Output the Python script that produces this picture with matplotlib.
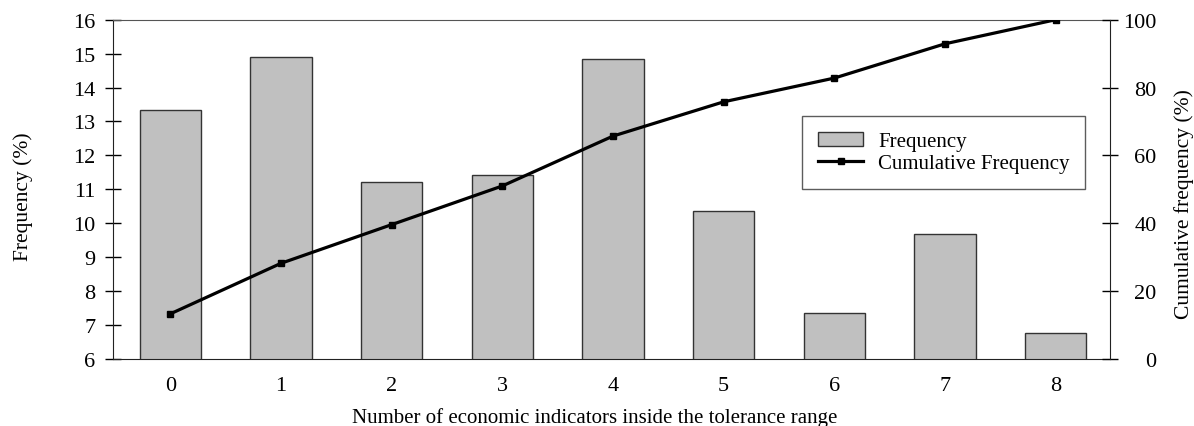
import numpy as np
import matplotlib
matplotlib.use('Agg')
import matplotlib.pyplot as plt
from matplotlib.lines import Line2D
from matplotlib.patches import Patch

plt.rcParams['font.family'] = ['Liberation Serif', 'DejaVu Serif']

# number of indicators inside the tolerance range
indicators = [0, 1, 2, 3, 4, 5, 6, 7, 8]
freq = [13.35, 14.91, 11.21, 11.41, 14.85, 10.35, 7.35, 9.68, 6.78]
cum_freq = [13.3, 28.2, 39.6, 51.0, 65.7, 75.8, 82.8, 92.9, 100.0]

yticks_left = [6, 7, 8, 9, 10, 11, 12, 13, 14, 15, 16]
yticks_right = [0, 20, 40, 60, 80, 100]

fig = plt.figure(figsize=(11.94, 4.27), dpi=100)
ax = fig.add_axes([0.0944, 0.1569, 0.8352, 0.7946])

ax.bar(indicators, freq, width=0.553, bottom=0, color='#c0c0c0',
       edgecolor='#333333', linewidth=1.0, zorder=2)
ax.set_xlim(-0.52, 8.49)
ax.set_ylim(6, 16)
ax.set_yticks(yticks_left)
ax.set_xticks(indicators)
ax.tick_params(axis='x', length=0, pad=12, labelsize=16)
ax.tick_params(axis='y', direction='inout', length=11, width=1, pad=7, labelsize=16)
ax.set_ylabel('Frequency (%)', fontsize=15.5, va='center')
ax.yaxis.set_label_coords(-0.0899, 0.48)
ax.set_xlabel('Number of economic indicators inside the tolerance range', fontsize=15, va='center')
ax.xaxis.set_label_coords(0.4836, -0.172)
for s in ['left', 'bottom']:
    ax.spines[s].set_color('#222222')
ax.spines['top'].set_color('#555555')
ax.spines['right'].set_visible(False)

ax2 = ax.twinx()
ax2.plot(indicators, cum_freq, '-', color='black', linewidth=2.3,
         marker='s', markersize=4, zorder=3)
ax2.set_ylim(0, 100)
ax2.set_yticks(yticks_right)
ax2.tick_params(axis='y', direction='inout', length=11, width=1, pad=28, labelsize=16)
for lab in ax2.get_yticklabels():
    lab.set_horizontalalignment('right')
ax2.set_ylabel('Cumulative frequency (%)', fontsize=15.5, va='center')
ax2.yaxis.set_label_coords(1.0742, 0.461)
ax2.spines['right'].set_color('#222222')
for s in ['top', 'left', 'bottom']:
    ax2.spines[s].set_visible(False)

handles = [Patch(facecolor='#c0c0c0', edgecolor='#333333', linewidth=1.0),
           Line2D([0], [0], color='black', linewidth=2.3, marker='s', markersize=4,
                  markevery=[0, -1])]
leg = ax2.legend(handles, ['Frequency', 'Cumulative Frequency'],
                 loc='upper left', bbox_to_anchor=(0.6912, 0.7162), borderaxespad=0,
                 fontsize=15, frameon=True, fancybox=False, borderpad=0.75,
                 handlelength=2.2, handletextpad=0.7, labelspacing=0.1)
leg.get_frame().set_edgecolor('#333333')
leg.get_frame().set_linewidth(1.0)

fig.savefig('out.png', dpi=100)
----------------------------------------
◆ WHAT TO PRODUCE
Find all the lines containing "matplotlib" in the material, then copy them.

◆ RESPONSE TO THE TASK
Output the Python script that produces this picture with matplotlib.
import matplotlib
matplotlib.use('Agg')
import matplotlib.pyplot as plt
from matplotlib.lines import Line2D
from matplotlib.patches import Patch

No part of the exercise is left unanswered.